Selon l'ex-premier ministre, une clause «grand-père» ne serait qu'une forme d'échappatoire menant au chaos social, un tel régime de droits acquis ne pouvant selon lui passer le test de la réalité.

Il va sans dire que la CSN ne souscrit pas à un tel point de vue. Ce n'est pas renoncer à ses principes que d'agir avec pondération et mesure. Et il n'y a pas d'incohérence, croyons-nous, à appliquer un nouveau principe de façon progressive en portant le moins possible atteinte aux droits des individus qui ont mis coeur, énergie, temps et argent pour apprendre un métier, une profession, qui ont entrepris une carrière à donner des services à la population et qui perdraient, sans une clause de droits acquis, tout du jour au lendemain sans une clause de droits acquis.

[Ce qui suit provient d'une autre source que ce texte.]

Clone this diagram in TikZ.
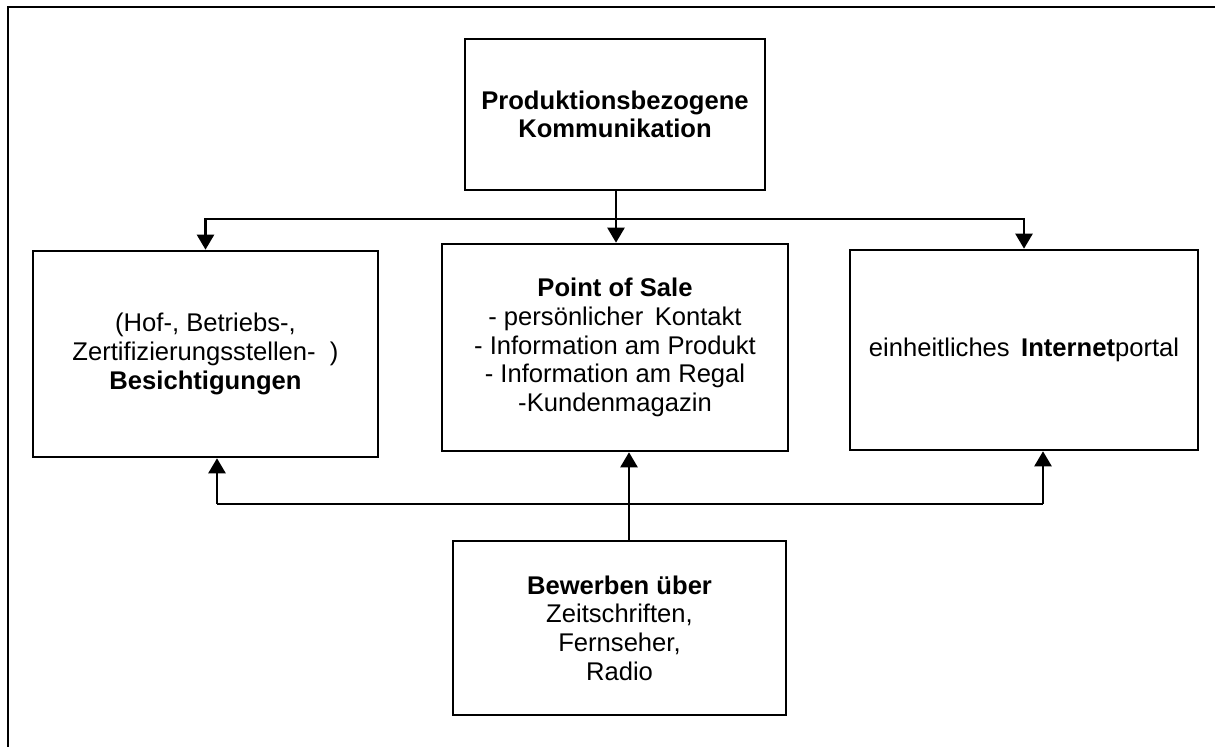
\documentclass[tikz,border=0pt]{standalone}
\usepackage{fontspec}
\setmainfont{Liberation Sans}
\usetikzlibrary{arrows.meta}

\tikzset{
	box/.style={draw, line width=1.3pt, align=center, inner sep=0pt, font=\fontsize{12.8}{14.3}\selectfont},
	arr/.style={line width=1.2pt, -{Triangle[width=8.5pt,length=7.5pt]}},
	rail/.style={line width=1.2pt}
}

\begin{document}
\begin{tikzpicture}[x=0.5pt, y=0.5pt]
		%%%%% START %%%%%
		\useasboundingbox (0, 0) rectangle (1215, 747);
		
		% frame (top and left edge only)
		\draw[line width=1pt] (8, 0) -- (8, 740) -- (1215, 740);
		
		\node[box, minimum width=150pt, minimum height=75.5pt] (prod) at (615, 632.5)
			{\textbf{Produktionsbezogene}\\\textbf{Kommunikation}};
		
		\node[box, minimum width=172.5pt, minimum height=103pt] (hof) at (205.5, 393)
			{(Hof-, Betriebs-,\\Zertifizierungsstellen-\ \ )\\\textbf{Besichtigungen}};
		\node[box, minimum width=173pt, minimum height=103.5pt] (pos) at (615, 399.5)
			{\textbf{Point of Sale}\\- persönlicher\ \,Kontakt\\- Information am Produkt\\- Information am Regal\\-Kundenmagazin};
		\node[box, minimum width=174pt, minimum height=100pt] (web) at (1024, 397)
			{einheitliches\ \,\textbf{Internet}portal};
		
		\node[box, minimum width=166.5pt, minimum height=87pt] (werb) at (619.5, 119)
			{\textbf{Bewerben über}\\Zeitschriften,\\Fernseher,\\Radio};
		
		% upper branch
		\coordinate (split) at (616, 528);
		\draw[arr] (prod.south -| split) -- (pos.north -| split);
		\draw[arr] (split) -| (hof.north);
		\draw[arr] (split) -| (web.north);
		
		% lower branch
		\coordinate (jl) at (217, 243);
		\coordinate (jm) at (629, 243);
		\coordinate (jr) at (1043, 243);
		\draw[rail] (jl) -- (jr);
		\draw[arr] (jl) -- (jl |- hof.south);
		\draw[arr] (jr) -- (jr |- web.south);
		\draw[arr] (werb.north -| jm) -- (jm |- pos.south);
		
		%%%%% END %%%%%
	\end{tikzpicture}
\end{document}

À ce titre, en décembre, la CSN a réitéré son adhésion au principe d'une charte de la laïcité. Quant au port de signes religieux, elle estime que le projet de loi 60 va beaucoup trop loin et que l'interdiction devrait se limiter aux postes en autorité (pouvoir de coercition) et aux personnes travaillant dans les réseaux de l'éducation primaire et secondaire et des services de garde. Non pas parce qu'elles remettraient en question la neutralité de l'État, mais parce qu'elles représentent des modèles pour les jeunes.

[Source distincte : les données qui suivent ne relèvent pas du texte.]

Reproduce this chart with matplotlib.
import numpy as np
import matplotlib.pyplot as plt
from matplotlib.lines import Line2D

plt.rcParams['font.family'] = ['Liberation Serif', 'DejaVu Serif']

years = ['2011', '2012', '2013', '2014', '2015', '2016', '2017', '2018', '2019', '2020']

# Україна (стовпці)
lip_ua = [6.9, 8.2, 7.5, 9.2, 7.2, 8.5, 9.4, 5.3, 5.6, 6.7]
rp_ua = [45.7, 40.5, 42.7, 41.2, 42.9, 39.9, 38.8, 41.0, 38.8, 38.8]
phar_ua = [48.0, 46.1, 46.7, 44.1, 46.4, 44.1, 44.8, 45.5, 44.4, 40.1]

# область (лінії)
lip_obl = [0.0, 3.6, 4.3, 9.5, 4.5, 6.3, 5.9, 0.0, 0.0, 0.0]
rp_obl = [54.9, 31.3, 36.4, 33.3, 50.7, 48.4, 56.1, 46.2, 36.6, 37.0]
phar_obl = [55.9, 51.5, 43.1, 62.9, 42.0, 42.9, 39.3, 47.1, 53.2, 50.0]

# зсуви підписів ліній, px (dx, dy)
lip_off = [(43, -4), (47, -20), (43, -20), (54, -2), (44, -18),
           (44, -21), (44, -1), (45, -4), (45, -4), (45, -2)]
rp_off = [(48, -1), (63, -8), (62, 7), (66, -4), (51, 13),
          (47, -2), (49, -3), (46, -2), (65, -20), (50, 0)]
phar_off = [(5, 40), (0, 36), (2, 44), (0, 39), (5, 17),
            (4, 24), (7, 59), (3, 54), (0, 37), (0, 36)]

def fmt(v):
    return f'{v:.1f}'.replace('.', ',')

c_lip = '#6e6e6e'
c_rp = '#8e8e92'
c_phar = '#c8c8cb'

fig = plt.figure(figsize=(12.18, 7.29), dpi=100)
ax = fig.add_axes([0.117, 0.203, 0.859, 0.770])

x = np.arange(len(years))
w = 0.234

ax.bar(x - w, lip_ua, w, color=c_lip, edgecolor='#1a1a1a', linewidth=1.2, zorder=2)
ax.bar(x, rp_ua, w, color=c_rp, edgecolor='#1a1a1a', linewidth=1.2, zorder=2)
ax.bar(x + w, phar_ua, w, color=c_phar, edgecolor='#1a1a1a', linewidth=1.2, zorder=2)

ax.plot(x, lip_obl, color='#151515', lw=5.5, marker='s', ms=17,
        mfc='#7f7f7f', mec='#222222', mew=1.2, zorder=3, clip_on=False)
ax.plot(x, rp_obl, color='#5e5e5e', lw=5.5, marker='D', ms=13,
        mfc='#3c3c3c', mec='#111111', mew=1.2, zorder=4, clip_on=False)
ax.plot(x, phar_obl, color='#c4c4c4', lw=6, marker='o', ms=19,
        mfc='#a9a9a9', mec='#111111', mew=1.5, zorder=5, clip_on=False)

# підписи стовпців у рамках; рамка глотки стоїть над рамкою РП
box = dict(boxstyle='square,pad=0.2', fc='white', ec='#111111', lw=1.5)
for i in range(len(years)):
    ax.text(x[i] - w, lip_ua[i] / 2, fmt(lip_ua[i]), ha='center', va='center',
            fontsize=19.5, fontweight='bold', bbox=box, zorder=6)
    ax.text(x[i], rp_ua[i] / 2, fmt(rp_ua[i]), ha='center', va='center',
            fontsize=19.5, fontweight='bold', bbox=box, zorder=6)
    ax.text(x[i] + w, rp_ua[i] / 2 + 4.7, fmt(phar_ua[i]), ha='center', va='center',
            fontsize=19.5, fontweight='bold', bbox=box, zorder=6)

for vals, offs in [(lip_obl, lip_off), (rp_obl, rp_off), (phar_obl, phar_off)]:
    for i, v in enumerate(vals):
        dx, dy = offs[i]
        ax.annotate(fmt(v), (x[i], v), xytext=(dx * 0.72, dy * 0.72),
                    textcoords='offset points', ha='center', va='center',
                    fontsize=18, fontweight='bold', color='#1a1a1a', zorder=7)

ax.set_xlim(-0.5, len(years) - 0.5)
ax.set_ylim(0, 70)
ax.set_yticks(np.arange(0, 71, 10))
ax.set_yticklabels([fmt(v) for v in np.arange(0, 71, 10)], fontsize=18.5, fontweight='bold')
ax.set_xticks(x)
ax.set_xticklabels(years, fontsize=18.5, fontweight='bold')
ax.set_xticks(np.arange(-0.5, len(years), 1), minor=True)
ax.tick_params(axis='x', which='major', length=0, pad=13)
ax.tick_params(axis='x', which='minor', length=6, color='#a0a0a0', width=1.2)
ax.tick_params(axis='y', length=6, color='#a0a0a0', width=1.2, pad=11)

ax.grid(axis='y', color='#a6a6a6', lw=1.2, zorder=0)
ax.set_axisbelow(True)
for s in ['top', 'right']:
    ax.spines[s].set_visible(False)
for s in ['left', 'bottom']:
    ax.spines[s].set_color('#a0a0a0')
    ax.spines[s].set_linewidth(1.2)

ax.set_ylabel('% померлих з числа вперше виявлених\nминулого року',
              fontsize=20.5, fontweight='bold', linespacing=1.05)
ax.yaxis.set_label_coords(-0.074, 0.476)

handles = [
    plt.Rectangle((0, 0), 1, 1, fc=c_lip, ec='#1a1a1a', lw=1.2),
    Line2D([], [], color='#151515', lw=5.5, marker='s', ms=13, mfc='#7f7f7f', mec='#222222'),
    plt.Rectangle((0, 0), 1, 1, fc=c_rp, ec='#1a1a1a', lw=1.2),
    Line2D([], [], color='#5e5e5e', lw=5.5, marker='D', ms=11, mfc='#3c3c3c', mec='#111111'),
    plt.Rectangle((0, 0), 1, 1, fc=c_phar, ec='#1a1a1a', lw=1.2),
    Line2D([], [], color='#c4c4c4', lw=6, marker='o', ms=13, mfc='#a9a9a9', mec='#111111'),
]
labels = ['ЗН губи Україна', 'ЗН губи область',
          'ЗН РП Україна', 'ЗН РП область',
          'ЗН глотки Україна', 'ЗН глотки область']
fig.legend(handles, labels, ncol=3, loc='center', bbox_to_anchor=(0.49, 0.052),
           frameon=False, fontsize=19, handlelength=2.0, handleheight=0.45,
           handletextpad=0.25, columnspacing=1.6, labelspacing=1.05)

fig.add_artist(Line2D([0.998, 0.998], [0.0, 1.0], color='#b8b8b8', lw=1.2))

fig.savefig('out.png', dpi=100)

La CSN rend toutefois cet appui, limité, conditionnel à la reconnaissance de droits acquis pour le personnel déjà à l'emploi au moment de l'adoption de la loi. C'est ici que nous rejoignons M. Rocher: un régime de droits acquis ou une clause «grand-père» s'impose selon nous pour tempérer l'atteinte au droit au travail qui découlerait de la Charte de la laïcité, et ce, pour tous les emplois que viserait la loi une fois adoptée.

Il serait injuste, en effet, que des travailleuses et des travailleurs soient congédiés en raison de changements apportés, après leur embauche, aux exigences de leur emploi.

Et pour ceux qui y verraient de l'incohérence, libre à eux. Nous sommes prêts à sacrifier un peu d'incohérence à beaucoup de justice.